__Source excerpt__.
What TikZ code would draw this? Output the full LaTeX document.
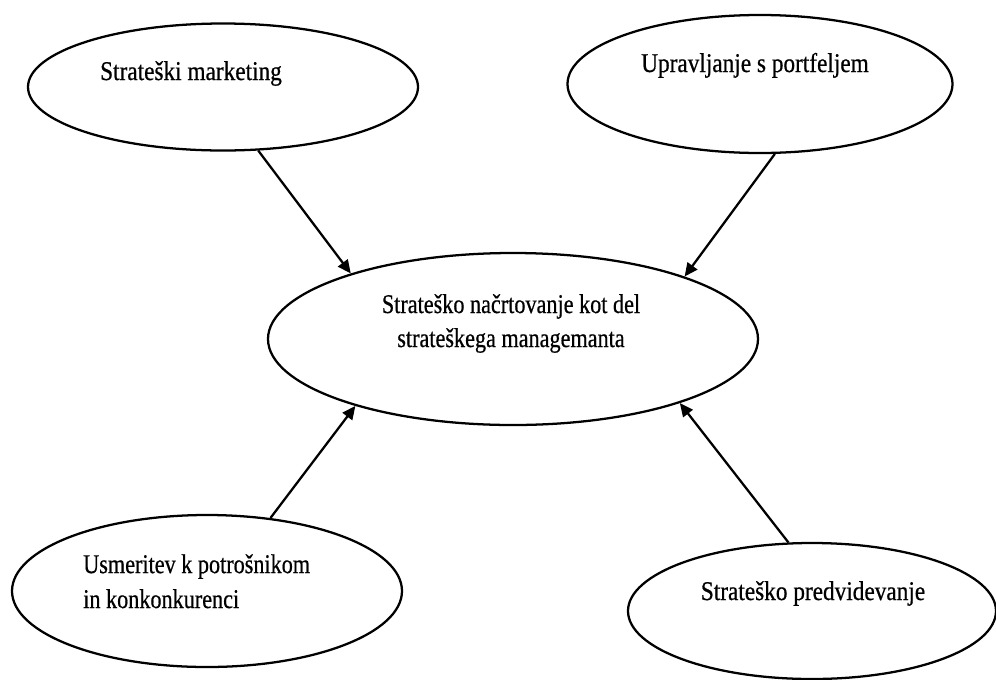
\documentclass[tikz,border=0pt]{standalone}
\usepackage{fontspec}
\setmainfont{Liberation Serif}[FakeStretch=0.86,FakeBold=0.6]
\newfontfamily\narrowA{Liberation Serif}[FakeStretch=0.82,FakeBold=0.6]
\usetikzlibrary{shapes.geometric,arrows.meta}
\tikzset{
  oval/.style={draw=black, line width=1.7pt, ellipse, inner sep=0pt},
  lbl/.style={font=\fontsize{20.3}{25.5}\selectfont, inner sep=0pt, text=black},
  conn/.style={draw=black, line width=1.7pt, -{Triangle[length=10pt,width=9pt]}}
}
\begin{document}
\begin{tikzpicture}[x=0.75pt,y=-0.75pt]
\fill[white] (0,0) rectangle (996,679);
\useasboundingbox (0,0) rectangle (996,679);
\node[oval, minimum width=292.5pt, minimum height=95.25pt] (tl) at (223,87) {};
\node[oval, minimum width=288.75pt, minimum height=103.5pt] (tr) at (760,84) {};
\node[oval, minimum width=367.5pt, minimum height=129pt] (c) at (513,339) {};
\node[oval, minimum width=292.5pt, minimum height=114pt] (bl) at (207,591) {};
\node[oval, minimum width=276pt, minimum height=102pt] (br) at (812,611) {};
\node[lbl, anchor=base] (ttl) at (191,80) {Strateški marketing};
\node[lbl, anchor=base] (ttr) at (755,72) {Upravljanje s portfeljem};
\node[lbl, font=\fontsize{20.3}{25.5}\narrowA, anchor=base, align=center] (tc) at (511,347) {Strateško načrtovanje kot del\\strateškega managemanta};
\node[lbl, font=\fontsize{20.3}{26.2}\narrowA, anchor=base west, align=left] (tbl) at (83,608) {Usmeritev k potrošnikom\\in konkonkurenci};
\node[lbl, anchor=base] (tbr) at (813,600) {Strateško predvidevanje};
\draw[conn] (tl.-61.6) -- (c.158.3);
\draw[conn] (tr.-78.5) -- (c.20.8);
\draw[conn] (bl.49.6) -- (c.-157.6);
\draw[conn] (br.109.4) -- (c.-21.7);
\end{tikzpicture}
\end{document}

__Goal of the exercise__. Write out each line of the data exactly; the images should be left out.

__Final result__.
What TikZ code would draw this? Output the full LaTeX document.
\documentclass[tikz,border=0pt]{standalone}
\usepackage{fontspec}
\setmainfont{Liberation Serif}[FakeStretch=0.86,FakeBold=0.6]
\newfontfamily\narrowA{Liberation Serif}[FakeStretch=0.82,FakeBold=0.6]
\usetikzlibrary{shapes.geometric,arrows.meta}
\tikzset{
  oval/.style={draw=black, line width=1.7pt, ellipse, inner sep=0pt},
  lbl/.style={font=\fontsize{20.3}{25.5}\selectfont, inner sep=0pt, text=black},
  conn/.style={draw=black, line width=1.7pt, -{Triangle[length=10pt,width=9pt]}}
}
\begin{document}
\begin{tikzpicture}[x=0.75pt,y=-0.75pt]
\fill[white] (0,0) rectangle (996,679);
\useasboundingbox (0,0) rectangle (996,679);
\node[oval, minimum width=292.5pt, minimum height=95.25pt] (tl) at (223,87) {};
\node[oval, minimum width=288.75pt, minimum height=103.5pt] (tr) at (760,84) {};
\node[oval, minimum width=367.5pt, minimum height=129pt] (c) at (513,339) {};
\node[oval, minimum width=292.5pt, minimum height=114pt] (bl) at (207,591) {};
\node[oval, minimum width=276pt, minimum height=102pt] (br) at (812,611) {};
\node[lbl, anchor=base] (ttl) at (191,80) {Strateški marketing};
\node[lbl, anchor=base] (ttr) at (755,72) {Upravljanje s portfeljem};
\node[lbl, font=\fontsize{20.3}{25.5}\narrowA, anchor=base, align=center] (tc) at (511,347) {Strateško načrtovanje kot del\\strateškega managemanta};
\node[lbl, font=\fontsize{20.3}{26.2}\narrowA, anchor=base west, align=left] (tbl) at (83,608) {Usmeritev k potrošnikom\\in konkonkurenci};
\node[lbl, anchor=base] (tbr) at (813,600) {Strateško predvidevanje};
\draw[conn] (tl.-61.6) -- (c.158.3);
\draw[conn] (tr.-78.5) -- (c.20.8);
\draw[conn] (bl.49.6) -- (c.-157.6);
\draw[conn] (br.109.4) -- (c.-21.7);
\end{tikzpicture}
\end{document}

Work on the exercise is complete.